Sat, January 19, 7:30 to 8:30am, TBA

Abstract

We examine the effects of audit quality metrics and corporate governance mechanisms on the strictness of the borrowing firms’ debt contract over the time-period of 2000 to 2010. We identify a specific (debt-covenant) channel and monitoring mechanism through which external auditor’s expertise may impacts loan contracting. We utilize a modified debt contract strictness metric, first developed by Murfin (2012) that captures the ex-ante probability of a forced renegotiation between the lender and borrower. First we find that debt contract strictness is negatively correlated with borrowing firms’ audit fees incurred, debt rating, profitability and firm size, while positively correlated with the probability of the auditor’s issuance of a going-concern report, debt maturity, financial leverage and the occurrence of financial restatement.
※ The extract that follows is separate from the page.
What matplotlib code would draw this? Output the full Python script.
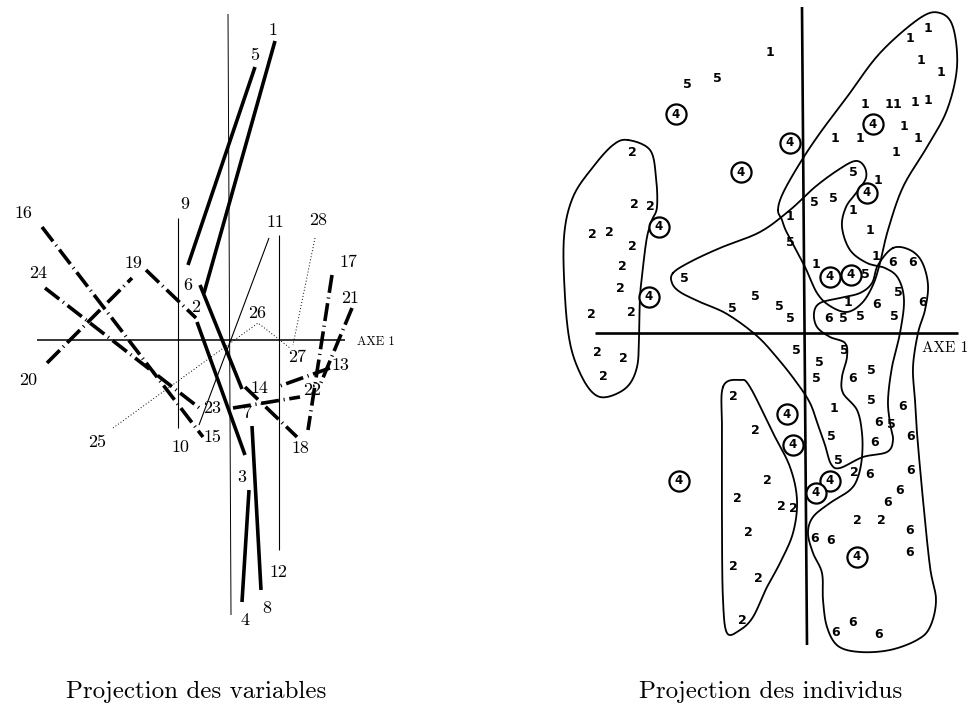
import numpy as np
import matplotlib
matplotlib.use("Agg")
import matplotlib.pyplot as plt

# ---------------------------------------------------------------- left panel
# coordinates are in the units of the printed plot (origin = axis crossing)
axis1_left = [(-192, 0), (116, 0)]
axis2_left = [(-1, 326), (2, -275)]

# (start, end) of each variable segment, grouped by stroke type
thick_segments = [
    ((46, 299), (-25, 47)),      # 1 - 2
    ((26, 273), (-41, 75)),      # 5 - 6
    ((-29, 55), (13, -49)),      # 6 - 14
    ((-32, 18), (16, -115)),     # 2 - 3
    ((20, -150), (13, -262)),    # 3 - 4
    ((23, -86), (32, -250)),     # 7 - 8
]
dashed_segments = [
    ((-187, 113), (-26, -97)),   # 16 - 15
    ((-184, 52), (-27, -70)),    # 24 - 23
    ((-182, -23), (-97, 62)),    # 20 - 19
    ((-83, 70), (-33, 22)),      # 19 - 2
    ((103, 65), (79, -90)),      # 17 - 18
    ((123, 32), (91, -45)),      # 21 - 22
    ((101, -28), (48, -47)),     # 13 - 14
    ((4, -68), (71, -57)),       # 23 - 22
    ((16, -47), (68, -97)),      # 14 - 18
]
thin_segments = [
    ((-51, 122), (-51, -88)),    # 9 - 10
    ((50, 105), (50, -210)),     # 11 - 12
    ((40, 102), (-30, -85)),
]
dotted_paths = [
    [(-116, -88), (29, 17), (61, -8)],   # 25 - 26 - 27
    [(86, 102), (64, -5)],               # 28 - 27
]
var_labels = ["1", "5", "9", "16", "24", "19", "6", "2", "11", "28", "17", "21",
              "26", "27", "13", "20", "14", "22", "23", "7", "15", "25", "10",
              "18", "3", "12", "8", "4"]
var_x = [44, 26, -44, -206, -191, -96, -41, -33, 46, 89, 119, 121,
         28, 68, 111, -201, 30, 83, -17, 18, -17, -132, -49,
         71, 13, 49, 38, 16]
var_y = [310, 285, 136, 127, 67, 77, 55, 33, 118, 120, 78, 42,
         27, -17, -25, -40, -48, -50, -68, -73, -97, -102, -107,
         -108, -137, -232, -268, -280]

# --------------------------------------------------------------- right panel
axis1_right = [(-210, 0), (153, 0)]
axis2_right = [(-3, 326), (2, -312)]

ind_1 = [(-35, 281), (105, 294), (123, 305), (116, 272), (136, 261), (60, 228),
         (84, 229), (92, 229), (110, 231), (123, 233), (99, 207), (30, 195),
         (55, 195), (113, 195), (91, 181), (73, 153), (48, 122), (-15, 117),
         (65, 103), (71, 76), (11, 69), (43, 31), (29, -75)]
ind_2 = [(-173, 181), (-171, 129), (-155, 126), (-213, 99), (-196, 100),
         (-173, 86), (-183, 66), (-185, 44), (-214, 19), (-174, 21),
         (-208, -19), (-182, -26), (-202, -43), (-72, -64), (-50, -98),
         (-38, -148), (-68, -166), (-24, -173), (-12, -176), (-57, -200),
         (-72, -234), (-47, -246), (-63, -287), (49, -139), (52, -188), (76, -188)]
ind_4 = [(-129, 219), (-15, 190), (-64, 161), (68, 209), (62, 140), (-146, 106),
         (-156, 36), (25, 56), (46, 58), (-18, -81), (-12, -112), (25, -148),
         (11, -160), (52, -224), (-126, -148)]
ind_5 = [(-118, 248), (-88, 255), (48, 161), (9, 131), (28, 135), (-15, 90),
         (60, 59), (93, 40), (38, 15), (55, 17), (89, 17), (-121, 55), (-73, 25),
         (-50, 36), (-26, 27), (-15, 15), (-9, -17), (14, -30), (11, -46),
         (39, -17), (66, -37), (66, -67), (86, -91), (26, -103), (33, -128)]
ind_6 = [(88, 70), (108, 70), (118, 30), (72, 28), (24, 14), (48, -46), (98, -73),
         (74, -90), (106, -104), (70, -110), (106, -137), (65, -142), (95, -158),
         (83, -170), (105, -197), (10, -205), (26, -207), (105, -220), (31, -300),
         (48, -290), (74, -302)]

# hand-drawn group outlines (closed)
group_2_upper = [(-177, 193), (-155, 183), (-149, 156), (-148, 126), (-153, 113),
                 (-158, 96), (-162, 66), (-165, 36), (-166, -4), (-168, -34),
                 (-178, -54), (-198, -64), (-212, -60), (-225, -40), (-235, -10),
                 (-240, 36), (-241, 96), (-232, 136), (-212, 166), (-192, 188)]
group_1 = [(-27, 123), (-22, 140), (-5, 170), (15, 200), (42, 236), (75, 280),
           (115, 315), (135, 320), (148, 306), (152, 266), (142, 223), (122, 186),
           (98, 146), (83, 103), (75, 70), (68, 48), (57, 30), (42, 21), (25, 27),
           (12, 40), (0, 66), (-18, 100), (-23, 113)]
group_5 = [(-132, 60), (-115, 71), (-85, 85), (-45, 101), (-15, 123), (10, 146),
           (33, 163), (50, 172), (59, 167), (61, 155), (52, 141), (41, 126),
           (37, 106), (45, 83), (62, 70), (80, 65), (93, 55), (99, 33), (95, 0),
           (87, -34), (83, -67), (85, -90), (88, -107), (82, -119), (58, -124),
           (35, -135), (26, -131), (20, -112), (13, -92), (5, -70), (-8, -50),
           (-26, -27), (-48, -3), (-78, 19), (-105, 31), (-125, 41), (-133, 50)]
group_6 = [(88, 85), (105, 83), (117, 71), (123, 48), (120, 23), (113, 0),
           (108, -34), (110, -67), (112, -100), (118, -167), (125, -234),
           (131, -267), (125, -294), (112, -307), (85, -317), (55, -319),
           (33, -313), (22, -294), (18, -267), (17, -240), (8, -220), (3, -200),
           (8, -184), (25, -170), (45, -157), (53, -144), (57, -124), (57, -100),
           (52, -77), (38, -60), (37, -44), (42, -24), (40, -10), (25, -4),
           (12, 6), (9, 20), (15, 30), (35, 35), (55, 40), (67, 50), (73, 68)]
group_2_lower = [(-82, -54), (-65, -47), (-55, -54), (-32, -100), (-15, -134),
                 (-8, -167), (-12, -200), (-25, -230), (-38, -254), (-52, -284),
                 (-65, -297), (-78, -300), (-82, -267), (-83, -200), (-83, -100)]


def smooth_closed(pts, n=14):
    """Closed Catmull-Rom curve through the outline points."""
    p = np.asarray(pts, dtype=float)
    p0, p1, p2, p3 = np.roll(p, 1, 0), p, np.roll(p, -1, 0), np.roll(p, -2, 0)
    t = np.linspace(0, 1, n, endpoint=False)[:, None, None]
    c = 0.5 * ((2 * p1) + (-p0 + p2) * t + (2 * p0 - 5 * p1 + 4 * p2 - p3) * t**2
               + (-p0 + 3 * p1 - 3 * p2 + p3) * t**3)
    c = c.transpose(1, 0, 2).reshape(-1, 2)
    return np.vstack([c, c[:1]])


def draw_seg(ax, seg, **kw):
    (x0, y0), (x1, y1) = seg
    ax.plot([x0, x1], [y0, y1], solid_capstyle="butt", dash_capstyle="butt", **kw)


fig = plt.figure(figsize=(9.72, 7.13), dpi=100)
serif = "cmr10"

# ---- left: projection des variables
axl = fig.add_axes([0, 0, 418 / 972, 1])
axl.set_xlim(-229, 189)
axl.set_ylim(-373, 340)
axl.axis("off")

draw_seg(axl, axis1_left, color="black", lw=1.1)
draw_seg(axl, axis2_left, color="black", lw=0.7)
for seg in thin_segments:
    draw_seg(axl, seg, color="black", lw=0.8)
for path in dotted_paths:
    xs, ys = zip(*path)
    axl.plot(xs, ys, color="black", lw=0.7, linestyle=(0, (1, 2.2)))
for seg in thick_segments:
    draw_seg(axl, seg, color="black", lw=2.6)
for seg in dashed_segments:
    draw_seg(axl, seg, color="black", lw=2.6, linestyle=(0, (5, 1.3, 0.3, 1.3)))

for lab, x, y in zip(var_labels, var_x, var_y):
    axl.text(x, y, lab, ha="center", va="center", fontsize=13, family=serif,
             color="black")
axl.text(128, -2, "AXE 1", ha="left", va="center", fontsize=9, family=serif)

# ---- right: projection des individus
axr = fig.add_axes([418 / 972, 0, 554 / 972, 1])
axr.set_xlim(-387, 167)
axr.set_ylim(-380, 333)
axr.axis("off")

draw_seg(axr, axis1_right, color="black", lw=1.9)
draw_seg(axr, axis2_right, color="black", lw=1.9)

for outline in [group_2_upper, group_1, group_5, group_6, group_2_lower]:
    c = smooth_closed(outline)
    axr.plot(c[:, 0], c[:, 1], color="black", lw=1.3)

for sym, pts in [("1", ind_1), ("2", ind_2), ("5", ind_5), ("6", ind_6)]:
    for x, y in pts:
        axr.text(x, y, sym, ha="center", va="center", fontsize=9,
                 fontweight="bold", family="DejaVu Sans")

c4x, c4y = zip(*ind_4)
axr.scatter(c4x, c4y, s=210, facecolors="white", edgecolors="black",
            linewidths=1.6, zorder=3)
for x, y in ind_4:
    axr.text(x, y, "4", ha="center", va="center", fontsize=8.5,
             fontweight="bold", family="DejaVu Sans", zorder=4)
axr.text(117, -15, "AXE 1", ha="left", va="center", fontsize=11, family=serif)

fig.text(196 / 972, 1 - 692 / 713, "Projection des variables", ha="center",
         va="center", fontsize=18, family=serif)
fig.text(771 / 972, 1 - 692 / 713, "Projection des individus", ha="center",
         va="center", fontsize=18, family=serif)

fig.savefig("out.png", dpi=100, facecolor="white")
Secondly, after controlling for borrower risks, debt and audit characteristics, we demonstrate that the use of an industry specialist auditor is significantly associated with a reduction in the strictness of the borrowing firms’ debt contract. We find that on average, the use of an industry specialist auditor is associated with a reduction of 85to 90 basis points in loan strictness for our firms, depending on the industry specialist classification used. Further, we find that this effect is driven by firms that have relatively weak corporate governance mechanisms in terms of (board size / independence, institutional ownership, and the number of analysts following). This suggests that audit quality driven by industry specialists may act as a strong substitute for weak monitoring mechanisms in debt contracting. In short, our results are consistent with the notion that there is more demand for higher quality audits when the agency cost of debt is relatively more severe.